## INSTRUCTIONS FOR THE TASK
Your task is to repeat the entries word for word while leaving out the pictures.

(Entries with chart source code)
+ + + +

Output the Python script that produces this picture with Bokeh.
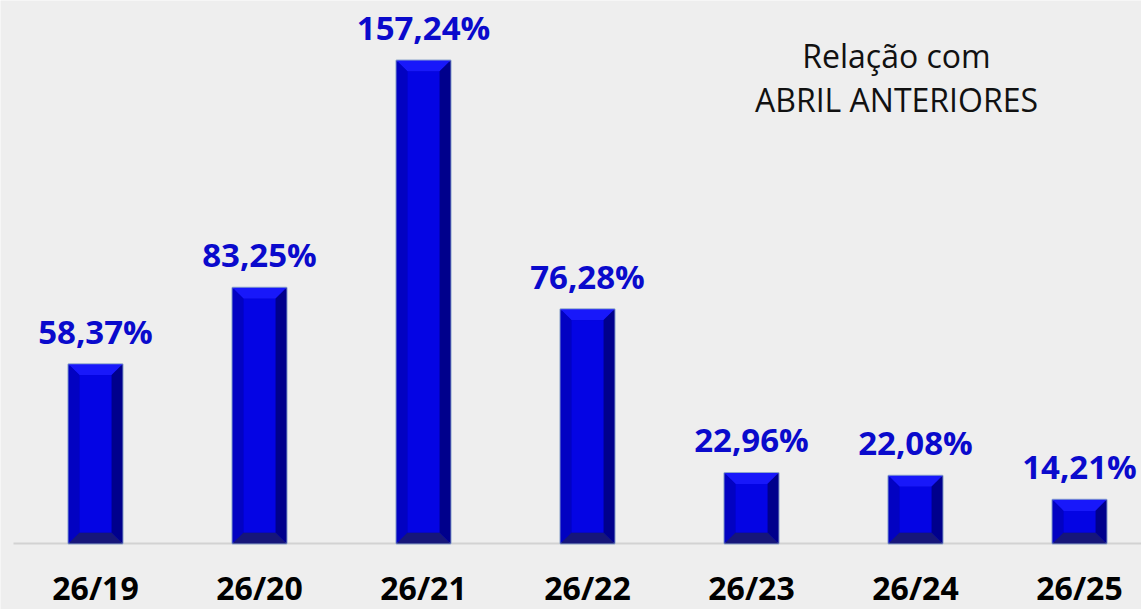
from bokeh.plotting import figure
from bokeh.models import ColumnDataSource, Label, Range1d
from bokeh.core.properties import value
from bokeh.embed import file_html
from bokeh.resources import INLINE

# ---- data ----
categories = ["26/19", "26/20", "26/21", "26/22", "26/23", "26/24", "26/25"]
values = [58.37, 83.25, 157.24, 76.28, 22.96, 22.08, 14.21]
value_labels = [f"{v:.2f}".replace(".", ",") + "%" for v in values]
note_lines = ["Relação com", "ABRIL ANTERIORES"]

# ---- style / layout ----
BG = "#eeeeee"
HALF_W = 0.165      # half bar width (x units)
BX = 0.068          # bevel depth in x units
BY = 3.6            # bevel depth in y units

xs = list(range(len(categories)))

p = figure(width=1141, height=609, output_backend="svg", toolbar_location=None,
           x_range=Range1d(-0.5793, 6.378), y_range=Range1d(-21.48, 176.76),
           x_axis_location=None, y_axis_location=None,
           min_border_left=0, min_border_right=0, min_border_top=0, min_border_bottom=0,
           background_fill_color=BG, border_fill_color=BG, outline_line_color=None)
p.grid.visible = False

# baseline
p.segment(x0=[-0.5], y0=[0], x1=[6.378], y1=[0], line_color="#d2d2d2", line_width=2)

# outer bars (with soft light edge)
src = ColumnDataSource(dict(x=xs, top=values, label=value_labels, cat=categories))
p.vbar(x="x", top="top", bottom=0, width=2 * HALF_W, source=src,
       fill_color="#0000c8", line_color="#8ea6cc", line_width=2)

# bevel faces computed from data
face_xs, face_ys, face_cols = [], [], []
for x, v in zip(xs, values):
    l, r = x - HALF_W, x + HALF_W
    il, ir = l + BX, r - BX
    it, ib = v - BY, BY
    face_xs.append([l, r, ir, il]); face_ys.append([v, v, it, it]); face_cols.append("#1818fa")
    face_xs.append([l, il, il, l]); face_ys.append([v, it, ib, 0]); face_cols.append("#0202c2")
    face_xs.append([r, ir, ir, r]); face_ys.append([v, it, ib, 0]); face_cols.append("#00008c")
    face_xs.append([l, r, ir, il]); face_ys.append([0, 0, ib, ib]); face_cols.append("#16167a")
    face_xs.append([il, ir, ir, il]); face_ys.append([it, it, ib, ib]); face_cols.append("#0404e4")
p.patches(face_xs, face_ys, fill_color=face_cols, line_color=None)

# value labels
p.text(x="x", y="top", text="label", source=src, text_align="center",
       text_baseline="alphabetic", y_offset=-33,
       text_font=value("Open Sans"), text_font_style="bold",
       text_font_size="33px", text_color="#0a0acc")

# category labels
p.text(x="x", y=0, text="cat", source=src, text_align="center",
       text_baseline="alphabetic", y_offset=44,
       text_font=value("Open Sans"), text_font_style="bold",
       text_font_size="32px", text_color="#000000")

# note text
for txt, yy in zip(note_lines, [158.7, 144.5]):
    p.add_layout(Label(x=4.884, y=yy, text=txt, text_align="center",
                       text_baseline="alphabetic", text_font="Open Sans",
                       text_font_size="32px", text_color="#111111"))

html = file_html(p, INLINE)
html = html.replace("<body>", '<body style="background:#eeeeee">', 1)
open("out.html", "w").write(html)
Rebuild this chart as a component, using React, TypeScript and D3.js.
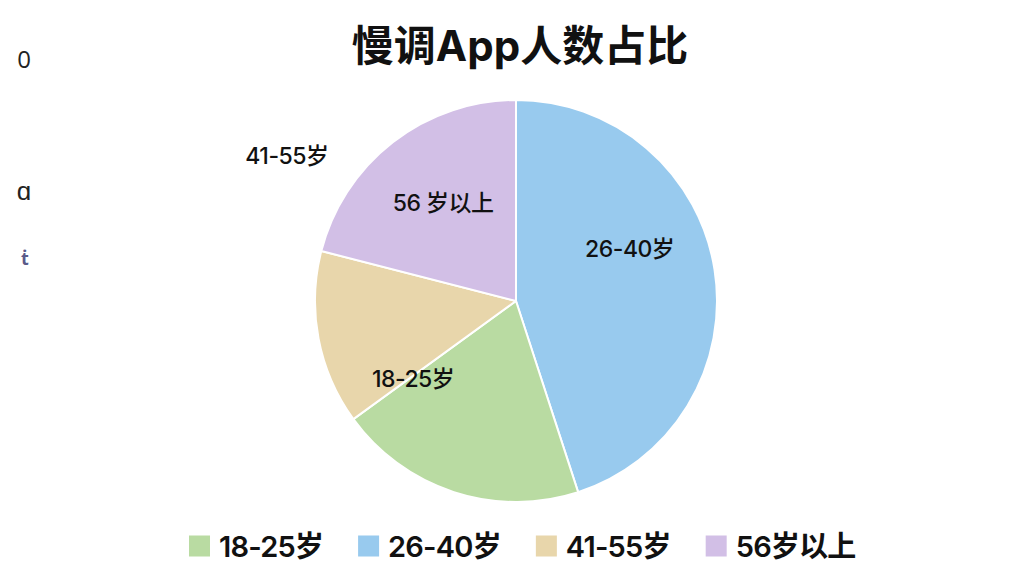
import { useRef, useEffect } from "react";
import * as d3 from "d3";

// slices in drawing order (clockwise from 12 o'clock)
const sliceNames = ["26-40岁", "18-25岁", "41-55岁", "56岁以上"];
const sliceValues = [45, 20, 14, 21];
const sliceColors = ["#98CAEE", "#B9DBA2", "#E8D6AB", "#D2BFE6"];

// labels drawn on the pie (text, polar angle in degrees, radius)
const pieLabels = ["26-40岁", "18-25岁", "41-55岁", "56 岁以上"];
const pieLabelAngles = [65.5, 232.9, 302.3, 323.3];
const pieLabelRadii = [125, 129, 271, 122];

// legend order
const legendNames = ["18-25岁", "26-40岁", "41-55岁", "56岁以上"];

const title = "慢调App人数占比";

export default function App() {
    const svgRef = useRef<SVGSVGElement | null>(null);

    useEffect(() => {
        if (!svgRef.current) return;
        const svg = d3.select(svgRef.current);
        svg.selectAll("*").remove();

        const width = 1024;
        const cx = 516;
        const cy = 301;
        const radius = 201;
        const font = "Inter, 'Noto Sans CJK SC', sans-serif";

        const color = d3.scaleOrdinal<string, string>().domain(sliceNames).range(sliceColors);

        svg.append("rect").attr("width", width).attr("height", 576).attr("fill", "#fff");

        // title
        svg.append("text")
            .attr("x", 520)
            .attr("y", 45)
            .attr("text-anchor", "middle")
            .attr("dominant-baseline", "central")
            .attr("font-family", font)
            .attr("font-weight", 700)
            .attr("font-size", 42)
            .attr("fill", "#111")
            .text(title);

        // stray glyphs on the left edge
        const stray = svg.append("g").attr("font-family", "'Open Sans', sans-serif").attr("fill", "#222");
        stray.append("text").attr("x", 24).attr("y", 58).attr("text-anchor", "middle")
            .attr("dominant-baseline", "central").attr("font-size", 24).text("0");
        stray.append("text").attr("x", 24).attr("y", 190).attr("text-anchor", "middle")
            .attr("dominant-baseline", "central").attr("font-size", 26).text("ɑ");
        stray.append("text").attr("x", 25).attr("y", 258).attr("text-anchor", "middle")
            .attr("dominant-baseline", "central").attr("font-size", 18).attr("font-weight", 700)
            .attr("fill", "#5a5a8a").text("ṫ");

        const pie = d3.pie<number>().sort(null).value(d => d);
        const arc = d3.arc<d3.PieArcDatum<number>>().innerRadius(0).outerRadius(radius);

        const g = svg.append("g").attr("transform", `translate(${cx},${cy})`);
        g.selectAll("path")
            .data(pie(sliceValues))
            .enter()
            .append("path")
            .attr("d", arc)
            .attr("fill", (_d, i) => color(sliceNames[i]))
            .attr("stroke", "#fff")
            .attr("stroke-width", 2)
            .attr("stroke-linejoin", "round");

        g.selectAll("text.lbl")
            .data(pieLabels)
            .enter()
            .append("text")
            .attr("class", "lbl")
            .attr("transform", (_d, i) => {
                const [x, y] = d3.pointRadial((pieLabelAngles[i] * Math.PI) / 180, pieLabelRadii[i]);
                return `translate(${x},${y})`;
            })
            .attr("text-anchor", "middle")
            .attr("dominant-baseline", "central")
            .attr("font-family", font)
            .attr("font-weight", 500)
            .attr("font-size", 23)
            .attr("letter-spacing", -0.5)
            .attr("fill", "#111")
            .text(d => d);

        // legend: flow layout (swatch, gap, text, gap)
        const legend = svg.append("g").attr("transform", "translate(189,546)");
        let xPos = 0;
        legendNames.forEach(name => {
            const item = legend.append("g").attr("transform", `translate(${xPos},0)`);
            item.append("rect")
                .attr("x", 0)
                .attr("y", -10.5)
                .attr("width", 21)
                .attr("height", 21)
                .attr("fill", color(name));
            const t = item.append("text")
                .attr("x", 30)
                .attr("y", 0)
                .attr("dominant-baseline", "central")
                .attr("font-family", font)
                .attr("font-weight", 600)
                .attr("font-size", 29)
                .attr("letter-spacing", -0.8)
                .attr("fill", "#111")
                .text(name);
            const w = (t.node() as SVGTextElement).getComputedTextLength();
            xPos += 30 + w + 35;
        });
    }, []);

    return (
        <div style={{ position: "fixed", left: 0, top: 0 }}>
            <svg ref={svgRef} width={1024} height={576} style={{ display: "block" }} />
        </div>
    );
}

+ + + +

## OUTPUT FOR THIS EXERCISE
Output the Python script that produces this picture with Bokeh.
from bokeh.plotting import figure
from bokeh.models import ColumnDataSource, Label, Range1d
from bokeh.core.properties import value
from bokeh.embed import file_html
from bokeh.resources import INLINE

# ---- data ----
categories = ["26/19", "26/20", "26/21", "26/22", "26/23", "26/24", "26/25"]
values = [58.37, 83.25, 157.24, 76.28, 22.96, 22.08, 14.21]
value_labels = [f"{v:.2f}".replace(".", ",") + "%" for v in values]
note_lines = ["Relação com", "ABRIL ANTERIORES"]

# ---- style / layout ----
BG = "#eeeeee"
HALF_W = 0.165      # half bar width (x units)
BX = 0.068          # bevel depth in x units
BY = 3.6            # bevel depth in y units

xs = list(range(len(categories)))

p = figure(width=1141, height=609, output_backend="svg", toolbar_location=None,
           x_range=Range1d(-0.5793, 6.378), y_range=Range1d(-21.48, 176.76),
           x_axis_location=None, y_axis_location=None,
           min_border_left=0, min_border_right=0, min_border_top=0, min_border_bottom=0,
           background_fill_color=BG, border_fill_color=BG, outline_line_color=None)
p.grid.visible = False

# baseline
p.segment(x0=[-0.5], y0=[0], x1=[6.378], y1=[0], line_color="#d2d2d2", line_width=2)

# outer bars (with soft light edge)
src = ColumnDataSource(dict(x=xs, top=values, label=value_labels, cat=categories))
p.vbar(x="x", top="top", bottom=0, width=2 * HALF_W, source=src,
       fill_color="#0000c8", line_color="#8ea6cc", line_width=2)

# bevel faces computed from data
face_xs, face_ys, face_cols = [], [], []
for x, v in zip(xs, values):
    l, r = x - HALF_W, x + HALF_W
    il, ir = l + BX, r - BX
    it, ib = v - BY, BY
    face_xs.append([l, r, ir, il]); face_ys.append([v, v, it, it]); face_cols.append("#1818fa")
    face_xs.append([l, il, il, l]); face_ys.append([v, it, ib, 0]); face_cols.append("#0202c2")
    face_xs.append([r, ir, ir, r]); face_ys.append([v, it, ib, 0]); face_cols.append("#00008c")
    face_xs.append([l, r, ir, il]); face_ys.append([0, 0, ib, ib]); face_cols.append("#16167a")
    face_xs.append([il, ir, ir, il]); face_ys.append([it, it, ib, ib]); face_cols.append("#0404e4")
p.patches(face_xs, face_ys, fill_color=face_cols, line_color=None)

# value labels
p.text(x="x", y="top", text="label", source=src, text_align="center",
       text_baseline="alphabetic", y_offset=-33,
       text_font=value("Open Sans"), text_font_style="bold",
       text_font_size="33px", text_color="#0a0acc")

# category labels
p.text(x="x", y=0, text="cat", source=src, text_align="center",
       text_baseline="alphabetic", y_offset=44,
       text_font=value("Open Sans"), text_font_style="bold",
       text_font_size="32px", text_color="#000000")

# note text
for txt, yy in zip(note_lines, [158.7, 144.5]):
    p.add_layout(Label(x=4.884, y=yy, text=txt, text_align="center",
                       text_baseline="alphabetic", text_font="Open Sans",
                       text_font_size="32px", text_color="#111111"))

html = file_html(p, INLINE)
html = html.replace("<body>", '<body style="background:#eeeeee">', 1)
open("out.html", "w").write(html)
Rebuild this chart as a component, using React, TypeScript and D3.js.
import { useRef, useEffect } from "react";
import * as d3 from "d3";

// slices in drawing order (clockwise from 12 o'clock)
const sliceNames = ["26-40岁", "18-25岁", "41-55岁", "56岁以上"];
const sliceValues = [45, 20, 14, 21];
const sliceColors = ["#98CAEE", "#B9DBA2", "#E8D6AB", "#D2BFE6"];

// labels drawn on the pie (text, polar angle in degrees, radius)
const pieLabels = ["26-40岁", "18-25岁", "41-55岁", "56 岁以上"];
const pieLabelAngles = [65.5, 232.9, 302.3, 323.3];
const pieLabelRadii = [125, 129, 271, 122];

// legend order
const legendNames = ["18-25岁", "26-40岁", "41-55岁", "56岁以上"];

const title = "慢调App人数占比";

export default function App() {
    const svgRef = useRef<SVGSVGElement | null>(null);

    useEffect(() => {
        if (!svgRef.current) return;
        const svg = d3.select(svgRef.current);
        svg.selectAll("*").remove();

        const width = 1024;
        const cx = 516;
        const cy = 301;
        const radius = 201;
        const font = "Inter, 'Noto Sans CJK SC', sans-serif";

        const color = d3.scaleOrdinal<string, string>().domain(sliceNames).range(sliceColors);

        svg.append("rect").attr("width", width).attr("height", 576).attr("fill", "#fff");

        // title
        svg.append("text")
            .attr("x", 520)
            .attr("y", 45)
            .attr("text-anchor", "middle")
            .attr("dominant-baseline", "central")
            .attr("font-family", font)
            .attr("font-weight", 700)
            .attr("font-size", 42)
            .attr("fill", "#111")
            .text(title);

        // stray glyphs on the left edge
        const stray = svg.append("g").attr("font-family", "'Open Sans', sans-serif").attr("fill", "#222");
        stray.append("text").attr("x", 24).attr("y", 58).attr("text-anchor", "middle")
            .attr("dominant-baseline", "central").attr("font-size", 24).text("0");
        stray.append("text").attr("x", 24).attr("y", 190).attr("text-anchor", "middle")
            .attr("dominant-baseline", "central").attr("font-size", 26).text("ɑ");
        stray.append("text").attr("x", 25).attr("y", 258).attr("text-anchor", "middle")
            .attr("dominant-baseline", "central").attr("font-size", 18).attr("font-weight", 700)
            .attr("fill", "#5a5a8a").text("ṫ");

        const pie = d3.pie<number>().sort(null).value(d => d);
        const arc = d3.arc<d3.PieArcDatum<number>>().innerRadius(0).outerRadius(radius);

        const g = svg.append("g").attr("transform", `translate(${cx},${cy})`);
        g.selectAll("path")
            .data(pie(sliceValues))
            .enter()
            .append("path")
            .attr("d", arc)
            .attr("fill", (_d, i) => color(sliceNames[i]))
            .attr("stroke", "#fff")
            .attr("stroke-width", 2)
            .attr("stroke-linejoin", "round");

        g.selectAll("text.lbl")
            .data(pieLabels)
            .enter()
            .append("text")
            .attr("class", "lbl")
            .attr("transform", (_d, i) => {
                const [x, y] = d3.pointRadial((pieLabelAngles[i] * Math.PI) / 180, pieLabelRadii[i]);
                return `translate(${x},${y})`;
            })
            .attr("text-anchor", "middle")
            .attr("dominant-baseline", "central")
            .attr("font-family", font)
            .attr("font-weight", 500)
            .attr("font-size", 23)
            .attr("letter-spacing", -0.5)
            .attr("fill", "#111")
            .text(d => d);

        // legend: flow layout (swatch, gap, text, gap)
        const legend = svg.append("g").attr("transform", "translate(189,546)");
        let xPos = 0;
        legendNames.forEach(name => {
            const item = legend.append("g").attr("transform", `translate(${xPos},0)`);
            item.append("rect")
                .attr("x", 0)
                .attr("y", -10.5)
                .attr("width", 21)
                .attr("height", 21)
                .attr("fill", color(name));
            const t = item.append("text")
                .attr("x", 30)
                .attr("y", 0)
                .attr("dominant-baseline", "central")
                .attr("font-family", font)
                .attr("font-weight", 600)
                .attr("font-size", 29)
                .attr("letter-spacing", -0.8)
                .attr("fill", "#111")
                .text(name);
            const w = (t.node() as SVGTextElement).getComputedTextLength();
            xPos += 30 + w + 35;
        });
    }, []);

    return (
        <div style={{ position: "fixed", left: 0, top: 0 }}>
            <svg ref={svgRef} width={1024} height={576} style={{ display: "block" }} />
        </div>
    );
}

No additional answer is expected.